I'm using Python to analyze a large dataset which is distributed in several files with different sizes. The analysis is like a database search, that I loaded the database and kept it in memory, then processed the search using data in those files. To avoid out of memory, I processed the data files one by one and cached the results after processing a fixed number of data and cleared everything except the database using del variable_names and gc.collect().
The database occupies around 35% of my memory, maximum 50% if I loaded the data file with max size into the memory, maximum 70% after processing the fixed number of data of which the results will be cached and cleared from the memory. I monitored the usage of memory using psutil.virtual_memory() and found that the memory flutuated between 40% and 70%.
Everything was fine after running the analysis for 2 days, and the speed suddenly dropped after 2 or 3 days' running.
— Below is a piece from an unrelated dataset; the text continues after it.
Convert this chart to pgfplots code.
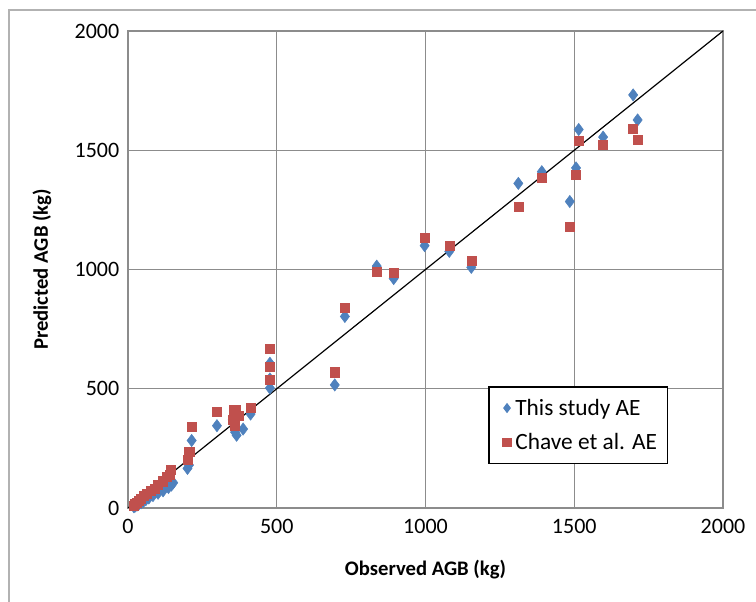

I searched online, not sure the problem, but I think it was probably because the OS can swap or compress the memory so that Python has to decompress the memory or load the database there that would take lots of time.
Actually, I did a comparison. When the speed dropped, I kept it running (at slow speed). Then I ran Python in another thread using the database and the data file for which the processing speed was slow, the speed became much faster, like that 2 days ago. So I'm much sure this speed drop was because of OS memory compression or swap.
Is there an operator in Python, so that I can "refresh" the memory to "activate" everything in memory? Then I can call the function after running for, e.g., 1 day, instead of clearing everything in the memory and reloading the database to process those unprocessed data files again and again, something like restart the Python?